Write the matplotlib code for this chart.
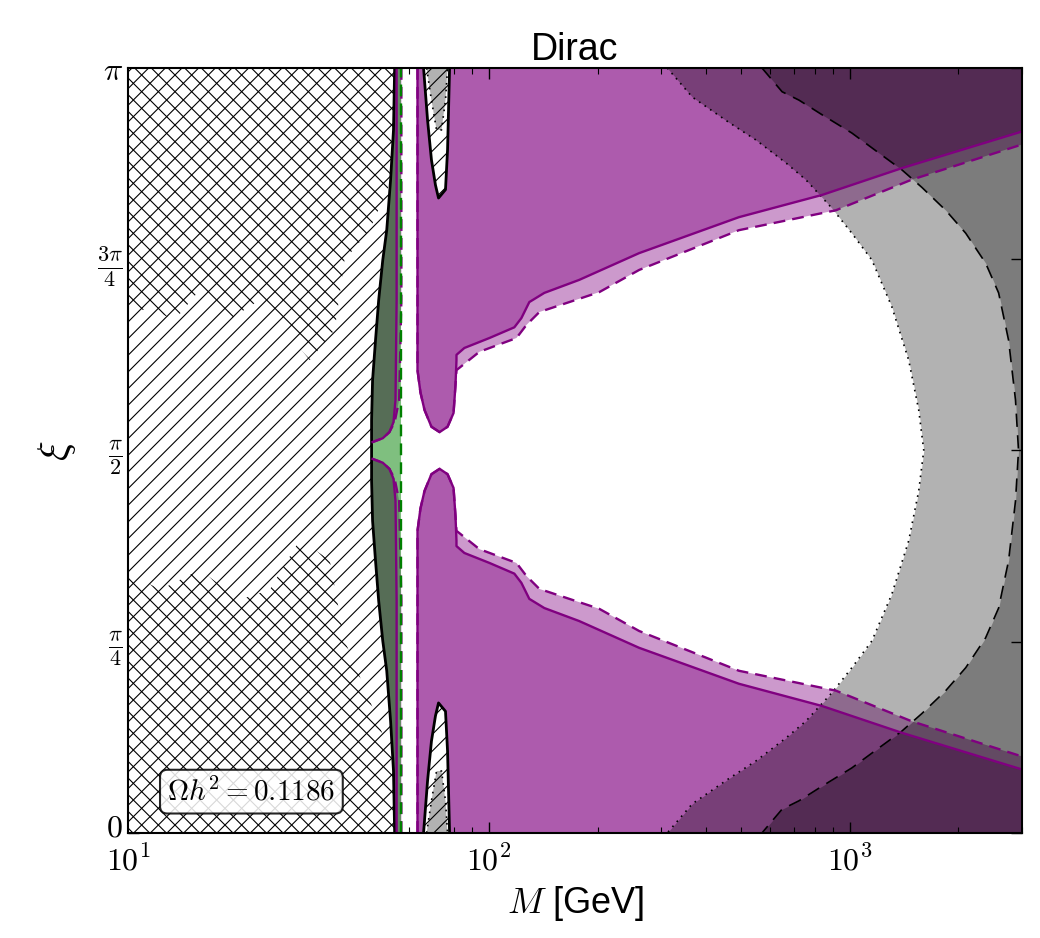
import numpy as np
import matplotlib.pyplot as plt
import matplotlib.transforms as mtransforms
from matplotlib.ticker import FuncFormatter

plt.rcParams['mathtext.fontset'] = 'cm'
plt.rcParams['font.family'] = ['Liberation Sans', 'DejaVu Sans']
plt.rcParams['hatch.linewidth'] = 0.8

PURPLE = '#800080'
GREEN = '#008000'

# masses in GeV, mixing angle xi in units of pi.
# only the upper half is listed, the plot is mirror symmetric about xi = pi/2
M_MAX = 3000.0

# black solid boundary of the hatched region
zinv_M = [54.8, 54.4, 53.4, 52.1, 50.8, 49.5, 48.5, 47.6, 47.3, 47.3]
zinv_xi = [1.0, 0.919, 0.854, 0.788, 0.749, 0.697, 0.644, 0.592, 0.540, 0.5]

# green dashed line
green_M = 56.9

# crosshatched (second hatch) patches
xh_up_M = [10, 54.8, 53.7, 46.7, 39.8, 37.4, 31.9, 27.2, 23.2, 19.1, 15.8, 13.5, 11.5, 10]
xh_up_xi = [1.0, 1.0, 0.854, 0.788, 0.749, 0.658, 0.618, 0.658, 0.697, 0.671, 0.710, 0.671,
            0.684, 0.684]
xh_lo_M = [10, 54.8, 54.1, 46.7, 39.8, 36.2, 29.9, 24.7, 20.4, 15.8, 12.3, 10]
xh_lo_xi = [0.0, 0.0, 0.095, 0.174, 0.252, 0.357, 0.383, 0.318, 0.305, 0.344, 0.318, 0.340]

# purple contours, left part (C shaped curves near the Z pole)
cl_solid_M = [55.5, 55.5, 55.1, 54.4, 53.0, 50.8, 47.6]
cl_dash_M = [57.2, 57.2, 56.4, 54.8, 53.0, 50.8, 47.6]
cl_xi = [1.0, 0.697, 0.566, 0.537, 0.524, 0.516, 0.511]

# purple contours, right part
lobe_M = [63.4, 63.4, 64.6, 66.3, 69.3, 73.0, 76.8, 79.8, 80.8, 81.3]
lobe_xi = [1.0, 0.605, 0.576, 0.553, 0.531, 0.524, 0.531, 0.549, 0.586, 0.618]
solid_M = [81.3, 85.5, 100.3, 117.6, 123.0, 129.4, 142.4, 177.9, 260.8, 493, 837, 1392, 3000]
solid_xi = [0.625, 0.634, 0.647, 0.661, 0.673, 0.694, 0.706, 0.723, 0.758, 0.805, 0.834, 0.869, 0.917]
dash_M = [81.3, 94.1, 119.2, 127.0, 138.0, 202.2, 260.8, 493, 915, 1484, 3000]
dash_xi = [0.605, 0.629, 0.647, 0.664, 0.681, 0.707, 0.736, 0.788, 0.814, 0.854, 0.900]

# hatched spike near the Higgs pole and the grey dotted patch inside it
spike_M = [65.9, 67.6, 69.3, 71.1, 72.5, 75.8, 76.8, 77.8]
spike_xi = [1.0, 0.932, 0.880, 0.847, 0.830, 0.841, 0.893, 1.0]
spike_dd_M = [67.2, 69.3, 71.6, 73.9, 75.8, 76.8]
spike_dd_xi = [1.0, 0.958, 0.919, 0.919, 0.958, 1.0]

# grey direct detection contours (dotted and dashed)
dd_dot_M = [312, 366, 462, 549, 665, 755, 891, 1013, 1151, 1307, 1456, 1552, 1603]
dd_dot_xi = [1.0, 0.962, 0.929, 0.906, 0.876, 0.854, 0.817, 0.784, 0.749, 0.688, 0.618, 0.553, 0.5]
dd_dash_M = [571, 649, 723, 837, 1013, 1203, 1393, 1583, 1844, 2095, 2378, 2584, 2754, 2878, 2934]
dd_dash_xi = [1.0, 0.969, 0.958, 0.939, 0.915, 0.889, 0.867, 0.844, 0.814, 0.784, 0.745, 0.706,
              0.644, 0.566, 0.5]


def rad(xi):
    return np.pi * np.asarray(xi, dtype=float)


def lower(xi):
    return [1.0 - v for v in xi]


def upper(xi):
    return list(xi)


def whole(M, xi):
    # curve from xi=pi through pi/2 down to 0
    return list(M) + list(M[-2::-1]), list(xi) + lower(xi[-2::-1])


fig = plt.figure(figsize=(10.4, 9.38), dpi=100)
ax = fig.add_axes([0.1231, 0.1120, 0.8596, 0.8155])
ax.set_xscale('log')

# purple regions (two overlapping contours)
for half in (upper, lower):
    for cM in (cl_solid_M, cl_dash_M):
        ax.fill([10, 10] + cM[::-1], rad(half([1.0, cl_xi[-1]] + cl_xi[::-1])),
                color=PURPLE, alpha=0.4, lw=0, zorder=1)
    ax.fill(lobe_M + solid_M + [M_MAX], rad(half(lobe_xi + solid_xi + [1.0])),
            color=PURPLE, alpha=0.4, lw=0, zorder=1)
    ax.fill(lobe_M[:-1] + dash_M + [M_MAX], rad(half(lobe_xi[:-1] + dash_xi + [1.0])),
            color=PURPLE, alpha=0.4, lw=0, zorder=1)

# hatched region
zM, zxi = whole(zinv_M, zinv_xi)
ax.fill([10, 10] + zM, rad([0.0, 1.0] + zxi), facecolor='white', edgecolor='black',
        hatch='//', lw=0, zorder=2)
ax.fill(xh_up_M, rad(xh_up_xi), facecolor='none', edgecolor='black', hatch='\\\\', lw=0, zorder=2.1)
ax.fill(xh_lo_M, rad(xh_lo_xi), facecolor='none', edgecolor='black', hatch='\\\\', lw=0, zorder=2.1)

# green band
ax.fill_betweenx(rad(zxi), zM, green_M, color=GREEN, alpha=0.5, lw=0, zorder=3)

# spikes
for half in (upper, lower):
    ax.fill(spike_M, rad(half(spike_xi)), facecolor='white', edgecolor='black',
            hatch='//', lw=0, zorder=2)
    ax.plot(spike_M, rad(half(spike_xi)), color='black', lw=2, zorder=5)
    ax.fill(spike_dd_M, rad(half(spike_dd_xi)), color='black', alpha=0.3, lw=0, zorder=3)
    ax.plot(spike_dd_M, rad(half(spike_dd_xi)), color='black', lw=1.2, ls=(0, (1, 3)), zorder=5)

# grey direct detection regions
for cM, cxi, ls in ((dd_dot_M, dd_dot_xi, (0, (1, 3))), (dd_dash_M, dd_dash_xi, (0, (8, 5)))):
    fM, fxi = whole(cM, cxi)
    ax.fill_betweenx(rad(fxi), fM, M_MAX, color='black', alpha=0.3, lw=0, zorder=3)
    ax.plot(fM, rad(fxi), color='black', lw=1.2, ls=ls, zorder=5)

# lines
ax.plot(zM, rad(zxi), color='black', lw=2, zorder=5)
for half in (upper, lower):
    ax.plot(cl_solid_M, rad(half(cl_xi)), color=PURPLE, lw=1.7, zorder=5)
    ax.plot(cl_dash_M, rad(half(cl_xi)), color=PURPLE, lw=1.7, ls=(0, (5, 3)), zorder=5)
    ax.plot(lobe_M + solid_M, rad(half(lobe_xi + solid_xi)), color=PURPLE, lw=1.7, zorder=5)
    ax.plot(lobe_M[:-1] + dash_M, rad(half(lobe_xi[:-1] + dash_xi)), color=PURPLE, lw=1.7,
            ls=(0, (5, 3)), zorder=5)
ax.axvline(green_M, color=GREEN, lw=1.7, ls=(0, (5, 3)), zorder=5.5)

ax.set_xlim(10, M_MAX)
ax.set_ylim(0, np.pi)
ax.xaxis.set_major_formatter(FuncFormatter(lambda v, p: r'$10^{%d}$' % round(np.log10(v))))
ax.set_yticks(rad([0, 0.25, 0.5, 0.75, 1.0]))
ax.set_yticklabels([r'$0$', r'$\frac{\pi}{4}$', r'$\frac{\pi}{2}$', r'$\frac{3\pi}{4}$', r'$\pi$'])
ax.tick_params(which='both', direction='in', top=True, right=True, labelsize=23)
ax.tick_params(which='major', length=8, width=1)
ax.tick_params(which='minor', length=4, width=0.8)
ax.tick_params(axis='x', pad=9)
for s in ax.spines.values():
    s.set_linewidth(1.5)
    s.set_zorder(6)

# lift the "0" label a little so it clears the 10^1 label below it
zero_lbl = ax.get_yticklabels()[0]
zero_lbl.set_transform(zero_lbl.get_transform()
                       + mtransforms.ScaledTranslation(0, 6 / 72, fig.dpi_scale_trans))

ax.set_title('Dirac', fontsize=27, pad=4)
ax.set_xlabel(r'$M$ [GeV]', fontsize=26, labelpad=5)
ax.set_ylabel(r'$\xi$', fontsize=30, labelpad=14)

ax.text(0.138, 0.054, r'$\Omega h^2 = 0.1186$', transform=ax.transAxes, fontsize=21,
        ha='center', va='center', zorder=7,
        bbox=dict(boxstyle='round,pad=0.25', fc='white', ec='black', lw=1.5, alpha=0.85))

fig.savefig('out.png', dpi=100)
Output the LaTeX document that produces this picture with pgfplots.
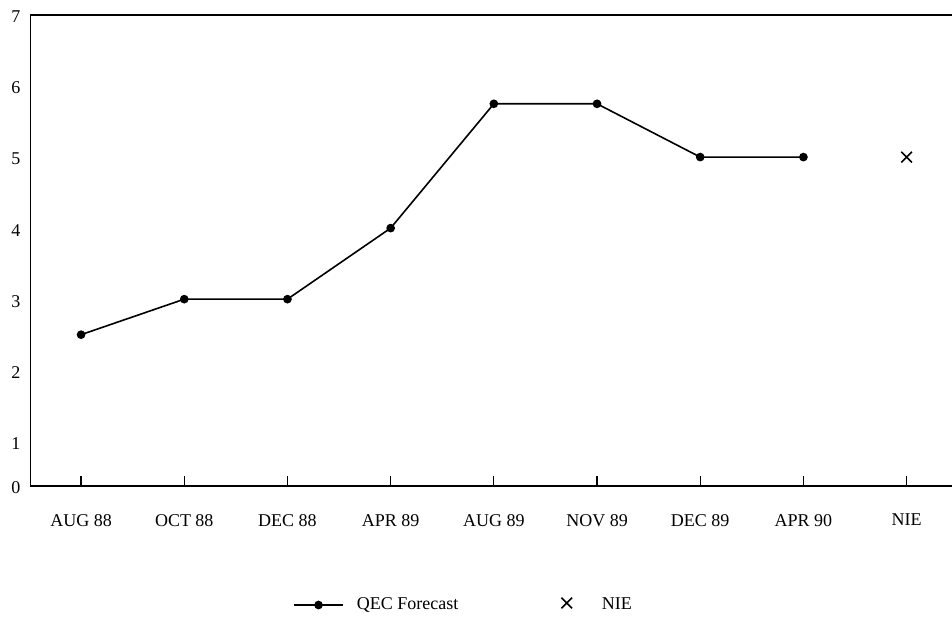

----------

* **Exercise**: Write out nothing but the lines from the start of the data through the line with "green_M = 56.9". Leave out the pictures.

* **Response below**:
Write the matplotlib code for this chart.
import numpy as np
import matplotlib.pyplot as plt
import matplotlib.transforms as mtransforms
from matplotlib.ticker import FuncFormatter

plt.rcParams['mathtext.fontset'] = 'cm'
plt.rcParams['font.family'] = ['Liberation Sans', 'DejaVu Sans']
plt.rcParams['hatch.linewidth'] = 0.8

PURPLE = '#800080'
GREEN = '#008000'

# masses in GeV, mixing angle xi in units of pi.
# only the upper half is listed, the plot is mirror symmetric about xi = pi/2
M_MAX = 3000.0

# black solid boundary of the hatched region
zinv_M = [54.8, 54.4, 53.4, 52.1, 50.8, 49.5, 48.5, 47.6, 47.3, 47.3]
zinv_xi = [1.0, 0.919, 0.854, 0.788, 0.749, 0.697, 0.644, 0.592, 0.540, 0.5]

# green dashed line
green_M = 56.9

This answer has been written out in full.